Das jedoch lässt uns kalt, denn wir wollen schließlich Vorbilder sein und vor allem ein Vorreiter, dem anderen – in Ehrfurcht erstarrend vor unserer moralischen Überlegenheit – beschämt folgen werden. Irgendwann. Vielleicht. Waffen können wir bis auf Weiteres ja im Ausland kaufen.

So wie Energie, auch da sind wir bekanntlich globale Vorreiter, dem die übrigen Nationen schon bald hinterher traben werden. Ganz bestimmt. Oder sollte man ehrlicherweise sagen: Hoffentlich lieber nicht?

Ob und wie sich das Ende der Pipeline Nord Stream 2 auf unsere Energieversorgung im kommenden Winter 2022/23 auswirken wird, wissen wir noch nicht. Trotzdem sind wir eifrig bemüht, unseren Strombedarf steil nach oben zu treiben. Selbst die Stahlindustrie soll auf Strombetrieb umgestellt werden. Allein das ThyssenKrupp-Werk in Duisburg benötigt dann viereinhalb Mal so viel Strom wie ganz Hamburg. Mal sehen, wo der dann herkommt.
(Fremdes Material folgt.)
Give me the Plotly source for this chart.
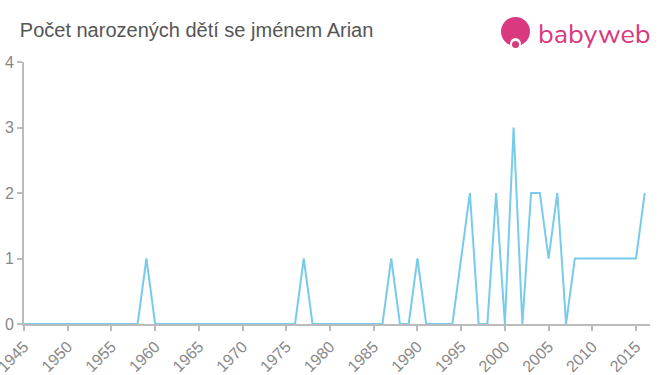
import plotly.graph_objects as go

years = list(range(1945, 2017))
counts_by_year = {1959: 1, 1977: 1, 1987: 1, 1990: 1, 1995: 1, 1996: 2, 1999: 2,
                  2001: 3, 2003: 2, 2004: 2, 2005: 1, 2006: 2, 2008: 1, 2009: 1,
                  2010: 1, 2011: 1, 2012: 1, 2013: 1, 2014: 1, 2015: 1, 2016: 2}
counts = [counts_by_year.get(y, 0) for y in years]

x_ticks = list(range(1945, 2016, 5))
x_tick_labels = [str(t) for t in x_ticks]
y_ticks = [0, 1, 2, 3, 4]

title_text = "Počet narozených dětí se jménem Arian"
logo_text = "babyweb"

fig = go.Figure()
fig.add_trace(go.Scatter(x=years, y=counts, mode="lines",
                         line=dict(color="#78cbea", width=2), hoverinfo="x+y"))

fig.update_layout(
    width=660, height=375,
    margin=dict(l=24, r=10, t=62, b=51),
    paper_bgcolor="white", plot_bgcolor="white",
    showlegend=False,
    font=dict(family="Liberation Sans, Arial, sans-serif", color="#888"),
    title=dict(text=title_text, x=0.03, xanchor="left", y=0.92, yanchor="middle",
               font=dict(size=20, color="#555")),
    xaxis=dict(range=[1945, 2016.6], tickmode="array", tickvals=x_ticks,
               ticktext=x_tick_labels, tickangle=-45, showgrid=False,
               showline=True, linecolor="#bbb", linewidth=2,
               ticks="outside", ticklen=5, tickcolor="#bbb", tickwidth=2,
               tickfont=dict(size=16, color="#888"), zeroline=False, automargin=False,
               ticklabeloverflow="allow"),
    yaxis=dict(range=[0, 4], tickmode="array", tickvals=y_ticks, showgrid=False,
               showline=True, linecolor="#bbb", linewidth=2,
               ticks="outside", ticklen=5, tickcolor="#bbb", tickwidth=2,
               tickfont=dict(size=16, color="#888"), zeroline=False, automargin=False),
)

# logo
fig.add_shape(type="circle", xref="paper", yref="paper",
              x0=(501 - 24) / 626, x1=(530 - 24) / 626,
              y0=(324 - 46) / 262, y1=(324 - 17) / 262,
              fillcolor="#d9397f", line=dict(width=0))
fig.add_shape(type="circle", xref="paper", yref="paper",
              x0=(510 - 24) / 626, x1=(521 - 24) / 626,
              y0=(324 - 50) / 262, y1=(324 - 38) / 262,
              fillcolor="white", line=dict(width=0))
fig.add_shape(type="circle", xref="paper", yref="paper",
              x0=(512 - 24) / 626, x1=(519 - 24) / 626,
              y0=(324 - 48) / 262, y1=(324 - 41) / 262,
              fillcolor="#d9397f", line=dict(width=0))
fig.add_annotation(text=logo_text, xref="paper", yref="paper",
                   x=(536 - 24) / 626, y=(324 - 34) / 262, xanchor="left", yanchor="middle",
                   showarrow=False, font=dict(size=27, color="#d9397f",
                                              family="Nunito, Lato, sans-serif"))

fig.write_html("out.html")
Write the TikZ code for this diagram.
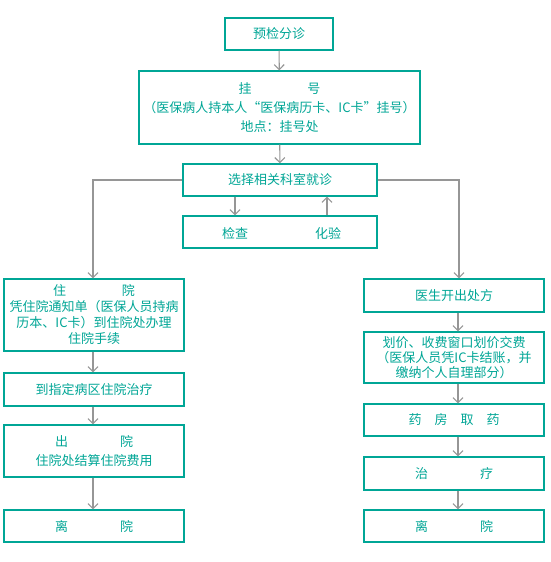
\documentclass[tikz,border=0pt]{standalone}
\usepackage{fontspec}
\usepackage{xcolor}
\usetikzlibrary{calc, positioning, arrows.meta, shadows}
\newfontfamily\cjkfont{Noto Sans CJK SC}
\definecolor{boxteal}{RGB}{0,166,150}
\definecolor{linegray}{RGB}{150,150,150}

\tikzset{
  stepbox/.style={draw=boxteal, line width=1.3pt, text=boxteal,
    inner sep=0pt, align=center,
    font=\cjkfont\fontsize{13}{16}\selectfont,
    drop shadow={shadow xshift=1.2pt, shadow yshift=-1.2pt, fill=black!12, opacity=1},
    fill=white},
  flow/.style={draw=linegray, line width=1.1pt,
    -{Straight Barb[length=5pt,width=10pt]}},
}

\begin{document}
\begin{tikzpicture}[x=1pt, y=-1pt]
    \useasboundingbox (0,0) rectangle (551,562);
    % upper part
    \node (triage) [stepbox, minimum width=108pt, minimum height=32pt] at (279,34) {预检分诊};
    \node (reg) [stepbox, minimum width=281pt, minimum height=73pt,
      font=\cjkfont\fontsize{13}{19}\selectfont] at (279.5,107.5)
      {挂\hspace{4.3em}号\\（医保病人持本人“医保病历卡、IC卡”挂号）\\地点：挂号处};
    \node (dept) [stepbox, minimum width=194pt, minimum height=32pt] at (280,180) {选择相关科室就诊};
    \node (exam) [stepbox, minimum width=194pt, minimum height=32pt] at (280,232) {};
    \node (check) [text=boxteal, font=\cjkfont\fontsize{13}{16}\selectfont] at (235,234) {检查};
    \node (lab) [text=boxteal, font=\cjkfont\fontsize{13}{16}\selectfont] at (328,234) {化验};

    % inpatient column
    \node (inp) [stepbox, minimum width=180pt, minimum height=72pt] at (94,315)
      {住\hspace{4.3em}院\\凭住院通知单（医保人员持病\\历本、IC卡）到住院处办理\\住院手续};
    \node (ward) [stepbox, minimum width=180pt, minimum height=33pt] at (94,389.5) {到指定病区住院治疗};
    \node (disch) [stepbox, minimum width=180pt, minimum height=52pt,
      font=\cjkfont\fontsize{13}{19}\selectfont] at (94,451)
      {出\hspace{4em}院\\住院处结算住院费用};
    \node (leaveL) [stepbox, minimum width=180pt, minimum height=32pt] at (94,526) {离\hspace{4em}院};

    % outpatient column
    \node (presc) [stepbox, minimum width=180pt, minimum height=33pt] at (454,295.5) {医生开出处方};
    \node (pay) [stepbox, minimum width=180pt, minimum height=51pt,
      font=\cjkfont\fontsize{13}{15}\selectfont] at (454,357.5)
      {划价、收费窗口划价交费\\（医保人员凭IC卡结账，并\\缴纳个人自理部分）};
    \node (pharm) [stepbox, minimum width=180pt, minimum height=32pt] at (454,420)
      {药\hspace{1em}房\hspace{1em}取\hspace{1em}药};
    \node (treat) [stepbox, minimum width=180pt, minimum height=33pt] at (454,473.5) {治\hspace{4em}疗};
    \node (leaveR) [stepbox, minimum width=180pt, minimum height=32pt] at (454,526) {离\hspace{4em}院};

    % connectors
    \draw[flow] (triage) -- (reg);
    \draw[flow] (reg) -- (dept);
    \draw[flow] ([xshift=-45pt]dept.south) -- ([xshift=-45pt]exam.north);
    \draw[flow] ([xshift=47pt]exam.north) -- ([xshift=47pt]dept.south);
    \draw[flow] (dept.west) -| ([xshift=-1pt]inp.north);
    \draw[flow] (dept.east) -| ([xshift=5pt]presc.north);

    \draw[flow] ([xshift=-1pt]inp.south) -- ([xshift=-1pt]ward.north);
    \draw[flow] ([xshift=-1pt]ward.south) -- ([xshift=-1pt]disch.north);
    \draw[flow] ([xshift=-1pt]disch.south) -- ([xshift=-1pt]leaveL.north);

    \draw[flow] ([xshift=4pt]presc.south) -- ([xshift=4pt]pay.north);
    \draw[flow] ([xshift=4pt]pay.south) -- ([xshift=4pt]pharm.north);
    \draw[flow] ([xshift=4pt]pharm.south) -- ([xshift=4pt]treat.north);
    \draw[flow] ([xshift=4pt]treat.south) -- ([xshift=4pt]leaveR.north);
\end{tikzpicture}
\end{document}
Na, ist doch klar: Aus französischen Atom- und polnischen Kohlekraftwerken. Ja, aber was, wenn die unserem „Vorbild“ tatsächlich hinterherlaufen und ebenfalls von Knall auf Fall „dekarbonisieren“? Daran hatte offenbar niemand so richtig gedacht. Doch erleichtert stellen wir fest, dass die Nachbarn nicht daran denken, dem leuchtenden deutschen Klimaschutz-Idol nachzueifern. So sind wir noch mal davongekommen.

Dass wir diesen Winter nicht einmal frieren müssen, wenn die Russen das Gas über Nacht ganz abstellen, führen Experten übrigens auf den Klimawandel zurück: Der habe uns den milden Winter beschert, der unsere Gasreserven geschont hat. Wenn dieser Wandel menschgemacht ist, müssen wir den „altem Umweltsäuen“ also richtig dankbar sein, oder nicht?

Fassen wir zusammen: Unsere pazifistische Moral können wir uns nur leisten, weil die Amis, die größten Waffenexporteure der Welt, unsere Sicherheit garantieren, wie es heißt. Unsere vorbildliche Klimapolitik funktioniert nur, weil unsere Nachbarn auf Kohle und Atom setzen. Erkennen Sie das Muster? Auch der Sozialismus konnte nur funktionieren, solange es genügend Kapitalisten gab, die hinreichend Kapital zur Verfügung gestellt haben, damit es weiterging. Indes: Irgendwann ist der rote Treck trotzdem im Graben der Geschichte gelandet. Und wir werden immer schneller.